Algumas lições de Nuremberg
O Conversa Afiada republica artigo de Mauro Santayana no Jornal do Brasil:
Coisas da Política
A cruzada americana e as lições de Nuremberg
Mauro Santayana
Os filhos de bin Laden – conforme pronunciamento publicado ontem – acusam os Estados Unidos de terem violado os princípios imemoriais de justiça, como os do devido processo legal, ao assassinarem o chefe da família em Abottabad. De forma clara, eles reclamam das Nações Unidas investigação sobre os fatos, e admitem levar o caso à Corte Internacional de Justiça. Um grupo de advogados britânicos já foi contatado.
Eles argumentam que sempre estiveram contra os atos de seu pai e, tal como os condenavam, condenam hoje o assassinato de um homem desarmado, que poderia ter sido preso vivo e submetido, como tantos outros, a um julgamento legal.
A idéia é clara: se o presidente Obama violou os princípios assumidos pela comunidade internacional e pela consciência do homem, tal como outros os violaram, e foram submetidos a julgamento, ele deverá ter o mesmo tratamento. É certo que isso não ocorrerá. Desde que o mundo existe, só são realmente punidos pelos tribunais os eventualmente mais débeis. O grande intelectual católico e resistente francês François de Menthon, procurador da França no Tribunal de Nuremberg, pronunciou duas frases marcantes sobre aquele momento. Em uma delas, ele define o que é o crime contra a humanidade: “crime contre le statut d’être humain, motivé par une ideologie qui est contre l’espirit, visant a rejeter l’humanité dans la barbarie”. A definição terá servido, naquele momento, mas sempre temos dificuldade em definir que ideologia é contra o espírito e visa a reconduzir a humanidade à barbárie. Como cada um de nós tem sua ideologia, é normal que defendamos a nossa e rejeitemos a que se contrapõe. A outra frase de Menthon é mais incisiva como ajuda ao raciocínio. Quando todos sorriam diante da estupidez dos lemas e idéias nazistas, o francês comentou, com lúcido ceticismo: “Nós consideramos ridículos tais slogans, mas, se eles houvessem vencido a guerra, nós os estaríamos repetindo, e, em alguns casos, com entusiasmo”.

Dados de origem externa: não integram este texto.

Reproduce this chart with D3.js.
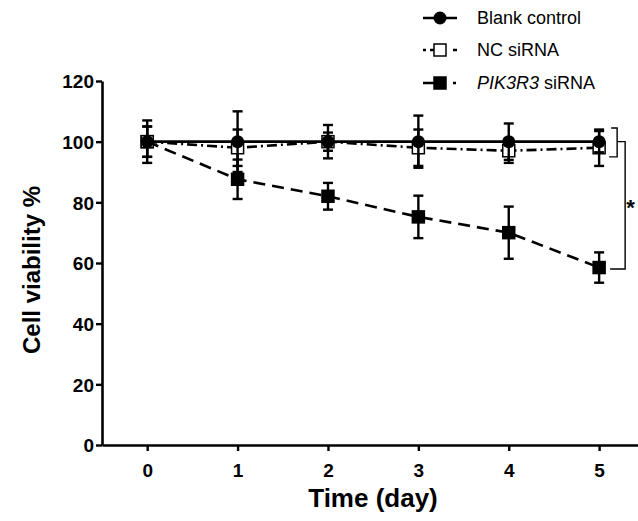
<!DOCTYPE html>
<html>
<head>
<meta charset="utf-8">
<script src="https://cdn.jsdelivr.net/npm/d3@7"></script>
<style>
  body { margin: 0; background: #fff; }
  text { font-family: Arial, "Liberation Sans", sans-serif; }
</style>
</head>
<body>
<svg id="chart" width="638" height="521"></svg>
<script>
// data
const days = [0, 1, 2, 3, 4, 5];
const seriesNames = ["Blank control", "NC siRNA", "PIK3R3 siRNA"];
const blankMean = [100, 100, 100, 100, 100, 100];
const blankErr = [7, 10, 5.5, 8.6, 6, 3.5];
const ncMean = [100, 98, 100, 98, 97, 98];
const ncErr = [5, 6, 3, 6, 4, 6];
const pikMean = [100, 87.6, 82, 75.2, 70, 58.5];
const pikErr = [5, 6.5, 4.4, 7, 8.6, 5];
const yTicks = [0, 20, 40, 60, 80, 100, 120];

const svg = d3.select("#chart");

const x = d3.scaleLinear().domain([-0.5, 5.43]).range([102, 638]);
const y = d3.scaleLinear().domain([0, 120]).range([445, 81]);

// axes
const xAxis = svg.append("g").attr("transform", "translate(0,445)")
  .call(d3.axisBottom(x).tickValues(days).tickFormat(d3.format("d")).tickSize(6).tickSizeOuter(0));
const yAxis = svg.append("g").attr("transform", "translate(102,0)")
  .call(d3.axisLeft(y).tickValues(yTicks).tickFormat(d3.format("d")).tickSize(6).tickSizeOuter(0));

[xAxis, yAxis].forEach(g => {
  g.select(".domain").attr("stroke", "#000").attr("stroke-width", 2.6);
  g.selectAll(".tick line").attr("stroke", "#000").attr("stroke-width", 2.4);
  g.selectAll(".tick text").attr("fill", "#000")
    .style("font-size", "19px").style("font-weight", "bold");
});
xAxis.selectAll(".tick text").attr("dy", "1.2em");
yAxis.selectAll(".tick text").attr("x", -8).attr("dy", "0.36em");

svg.append("text").attr("x", 373).attr("y", 507).attr("text-anchor", "middle")
  .style("font-size", "26px").style("font-weight", "bold").text("Time (day)");
svg.append("text").attr("transform", "translate(40,270) rotate(-90)")
  .attr("text-anchor", "middle")
  .style("font-size", "24px").style("font-weight", "bold").text("Cell viability %");

const series = [
  { name: seriesNames[2], mean: pikMean, err: pikErr, dash: "12,7", marker: "square", fill: "#000" },
  { name: seriesNames[1], mean: ncMean, err: ncErr, dash: "10,4,2,4", marker: "square", fill: "#fff" },
  { name: seriesNames[0], mean: blankMean, err: blankErr, dash: null, marker: "circle", fill: "#000" }
];

const line = d3.line().x((d, i) => x(days[i])).y(d => y(d));

function drawMarker(g, s, cx, cy) {
  if (s.marker === "circle") {
    g.append("circle").attr("cx", cx).attr("cy", cy).attr("r", 6.5).attr("fill", s.fill);
  } else {
    g.append("rect").attr("x", cx - 6).attr("y", cy - 6).attr("width", 12).attr("height", 12)
      .attr("fill", s.fill).attr("stroke", "#000").attr("stroke-width", 1.5);
  }
}

series.forEach(s => {
  const g = svg.append("g");
  g.append("path").datum(s.mean).attr("d", line).attr("fill", "none")
    .attr("stroke", "#000").attr("stroke-width", 2.6)
    .attr("stroke-dasharray", s.dash);
  s.mean.forEach((m, i) => {
    const cx = x(days[i]);
    const e = s.err[i];
    g.append("line").attr("x1", cx).attr("x2", cx).attr("y1", y(m + e)).attr("y2", y(m - e))
      .attr("stroke", "#000").attr("stroke-width", 2.4);
    [m + e, m - e].forEach(v => {
      g.append("line").attr("x1", cx - 5).attr("x2", cx + 5).attr("y1", y(v)).attr("y2", y(v))
        .attr("stroke", "#000").attr("stroke-width", 2.4);
    });
  });
  s.mean.forEach((m, i) => drawMarker(g, s, x(days[i]), y(m)));
});

// legend
const legendRows = [series[2], series[1], series[0]];
const legendY = [18, 50, 83];
const legendDash = { "Blank control": null, "NC siRNA": "3,4,9,14,9,4,3", "PIK3R3 siRNA": "22,8,3" };
legendRows.forEach((s, i) => {
  const g = svg.append("g");
  const ly = legendY[i];
  g.append("line").attr("x1", 423).attr("x2", 457).attr("y1", ly).attr("y2", ly)
    .attr("stroke", "#000").attr("stroke-width", 2.6)
    .attr("stroke-dasharray", legendDash[s.name]);
  drawMarker(g, s, 440, ly);
  const t = g.append("text").attr("x", 477).attr("y", ly).attr("dy", "0.36em")
    .style("font-size", "18px");
  if (s.name.startsWith("PIK3R3")) {
    t.append("tspan").style("font-style", "italic").text("PIK3R3");
    t.append("tspan").text(" siRNA");
  } else {
    t.text(s.name);
  }
});

// significance brackets
const bx = x(5);
const br = d3.path();
br.moveTo(bx + 12, y(104.5)); br.lineTo(bx + 18, y(104.5));
br.lineTo(bx + 18, y(95)); br.lineTo(bx + 10, y(95));
br.moveTo(bx + 18, y(100)); br.lineTo(bx + 26, y(100));
br.lineTo(bx + 26, y(58)); br.lineTo(bx + 11, y(58));
svg.append("path").attr("d", br.toString()).attr("fill", "none")
  .attr("stroke", "#000").attr("stroke-width", 1.4);
svg.append("text").attr("x", bx + 27).attr("y", y(79) + 10)
  .style("font-size", "22px").style("font-weight", "bold").text("*");
</script>
</body>
</html>
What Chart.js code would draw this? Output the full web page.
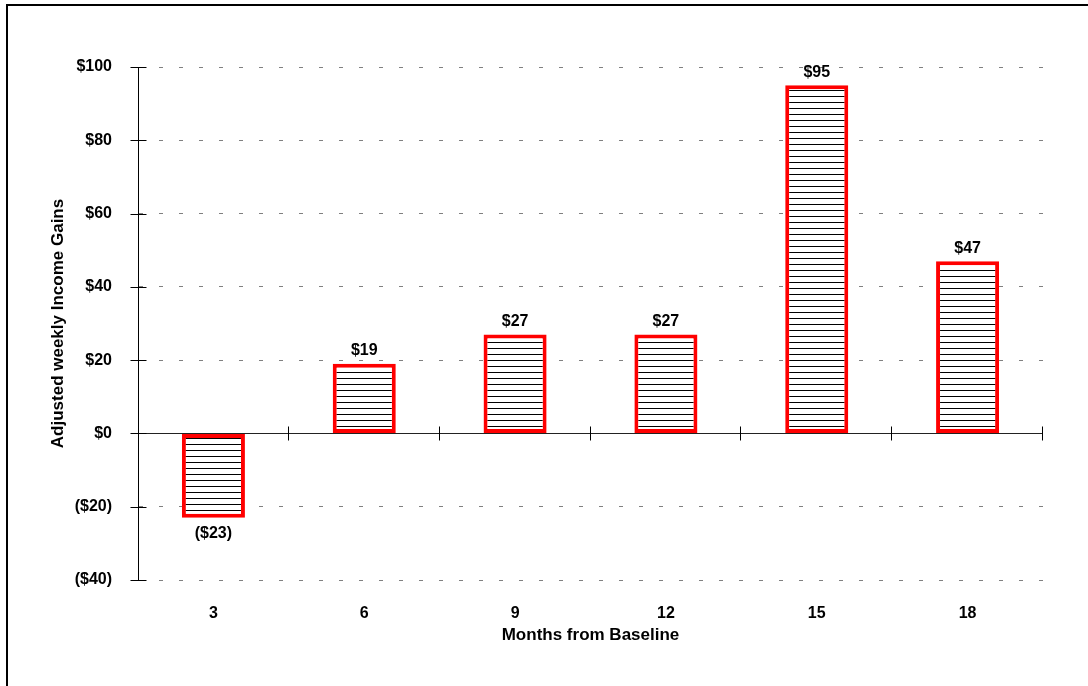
<!DOCTYPE html>
<html>
<head>
<meta charset="utf-8">
<title>Adjusted weekly Income Gains</title>
<script src="https://cdn.jsdelivr.net/npm/chart.js@4/dist/chart.umd.min.js"></script>
<style>
    html, body { margin: 0; padding: 0; background: #fff; overflow: hidden; }
    #wrap { position: relative; width: 1088px; height: 686px; }
    #frame {
        position: absolute; left: 6px; top: 4px;
        width: 1200px; height: 800px;
        border: 2px solid #000; pointer-events: none;
    }
    canvas { position: absolute; left: 0; top: 0; }
</style>
</head>
<body>
<div id="wrap">
    <canvas id="incomeChart" width="1088" height="686"></canvas>
    <div id="frame"></div>
</div>
<script>
// Data
const months = ['3', '6', '9', '12', '15', '18'];
const incomeGains = [-23, 19, 27, 27, 95, 47];
const yMin = -40;
const yMax = 100;
const yStep = 20;

// Money formatting, negatives in parentheses
function money(v) {
    return v < 0 ? `($${-v})` : `$${v}`;
}

// Hatched fill: white with thin horizontal black lines
function makeHatch() {
    const c = document.createElement('canvas');
    c.width = 6;
    c.height = 6;
    const g = c.getContext('2d');
    g.fillStyle = '#fff';
    g.fillRect(0, 0, 6, 6);
    g.fillStyle = '#000';
    g.fillRect(0, 0, 6, 1);
    return g.createPattern(c, 'repeat');
}

// Tick marks across the axes and value labels on bars
const marksPlugin = {
    id: 'marks',
    afterDatasetsDraw(chart) {
        const ctx = chart.ctx;
        const x = chart.scales.x;
        const y = chart.scales.y;
        const y0 = Math.round(y.getPixelForValue(0)) + 0.5;
        const axisX = Math.round(chart.chartArea.left) + 0.5;

        ctx.save();
        ctx.strokeStyle = '#000';
        ctx.lineWidth = 1;
        ctx.beginPath();
        // y ticks crossing the vertical axis
        y.ticks.forEach(t => {
            const py = Math.round(y.getPixelForValue(t.value)) + 0.5;
            ctx.moveTo(axisX - 8, py);
            ctx.lineTo(axisX + 8, py);
        });
        // x ticks at the category boundaries on the zero line
        for (let i = 0; i < months.length; i++) {
            let px;
            if (i < months.length - 1) {
                px = (x.getPixelForValue(i) + x.getPixelForValue(i + 1)) / 2;
            } else {
                px = x.right;
            }
            px = Math.round(px) - 0.5;
            ctx.moveTo(px, y0 - 7);
            ctx.lineTo(px, y0 + 7);
        }
        ctx.stroke();

        // value labels
        ctx.fillStyle = '#000';
        ctx.font = 'bold 16px Arial, "Liberation Sans", sans-serif';
        ctx.textAlign = 'center';
        ctx.textBaseline = 'middle';
        const meta = chart.getDatasetMeta(0);
        meta.data.forEach((bar, i) => {
            const v = incomeGains[i];
            const ly = v < 0 ? bar.y + 16 : bar.y - 13;
            ctx.fillText(money(v), bar.x, ly);
        });
        ctx.restore();
    }
};

const ctx = document.getElementById('incomeChart').getContext('2d');
Chart.defaults.font.family = 'Arial, "Liberation Sans", sans-serif';
Chart.defaults.color = '#000';

new Chart(ctx, {
    type: 'bar',
    data: {
        labels: months,
        datasets: [{
            data: incomeGains,
            backgroundColor: makeHatch(),
            borderColor: '#ff0000',
            borderWidth: 4,
            borderSkipped: false,
            categoryPercentage: 1,
            barPercentage: 0.418
        }]
    },
    options: {
        responsive: false,
        animation: false,
        layout: {
            padding: { top: 67, right: 45, left: 0, bottom: 0 }
        },
        plugins: {
            legend: { display: false },
            tooltip: { enabled: false }
        },
        scales: {
            x: {
                grid: { display: false, drawTicks: false },
                border: { display: false },
                ticks: {
                    padding: 24,
                    font: { size: 16, weight: 'bold' }
                },
                title: {
                    display: true,
                    text: 'Months from Baseline',
                    font: { size: 17, weight: 'bold' },
                    padding: { top: 0, bottom: 40 }
                },
                afterFit(scale) {
                    scale.height = 106;
                }
            },
            y: {
                min: yMin,
                max: yMax,
                grid: {
                    drawTicks: false,
                    color: c => c.tick && c.tick.value === 0 ? '#222' : '#808080',
                    lineWidth: 1
                },
                border: {
                    display: true,
                    color: '#000',
                    width: 1,
                    dash: c => c.tick && c.tick.value === 0 ? [] : [4, 16]
                },
                ticks: {
                    stepSize: yStep,
                    padding: 26,
                    font: { size: 16, weight: 'bold' },
                    callback: v => money(v)
                },
                title: {
                    display: true,
                    text: 'Adjusted weekly Income Gains',
                    font: { size: 17, weight: 'bold' },
                    padding: { top: 48, bottom: 0 }
                },
                afterFit(scale) {
                    scale.width = 138;
                }
            }
        }
    },
    plugins: [marksPlugin]
});
</script>
</body>
</html>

É com entusiasmo que muitos repetem os argumentos de Washington, que se resumem a um só: dispondo de força suficiente para impor a democracia made in United States e a sua peculiar exegese dos Human Rights, o governo de Obama agiu corretamente, ao invadir um país estrangeiro, ali matar algumas pessoas desarmadas, seqüestrar um cadáver que devia ser sepultado pelos familiares, e ameaçar, veladamente, países soberanos e outros inimigos, de agir da mesma forma, se assim considerar necessário. É com esse entusiasmo que têm reagido, em sua maioria, os veículos de comunicação do mundo e alguns homens de Estado e dos meios acadêmicos.
Não têm faltado, desde o Iluminismo, os que profetizam nova barbárie para o homem. Essa barbárie se fundaria na aplicação tecnológica das descobertas da ciência e do mito da eficiência e do progresso. Essa visão profética e triste, que teve sua formulação admirável em Vico, quase se realizou sob o nazismo, com sua organização bélica e administrativa próxima da perfeição, de que foram exemplos os campos de concentração. E já que falamos em Nuremberg, o substituto de François de Menthon na parte final do julgamento, Champetier de Ribes, foi preciso em seu pronunciamento final:
“O historiador do futuro, como o cronista de hoje, saberá que a obra de vinte séculos de uma civilização que se acreditava eterna escapou de desabar no retorno de uma nova forma da antiga barbárie, mais selvagem, por ser mais científica”.
Ainda não escapamos da barbárie que nos ameaçam o “pensamento único” e a arrogância de uma nação que se considera senhora da civilização ocidental, com a cumplicidade de seus grandes e pequenos vassalos. Diante disso, só a reação dos homens e mulheres do mundo (no que de humano ainda nos resta) poderá salvar o melhor da nossa experiência histórica.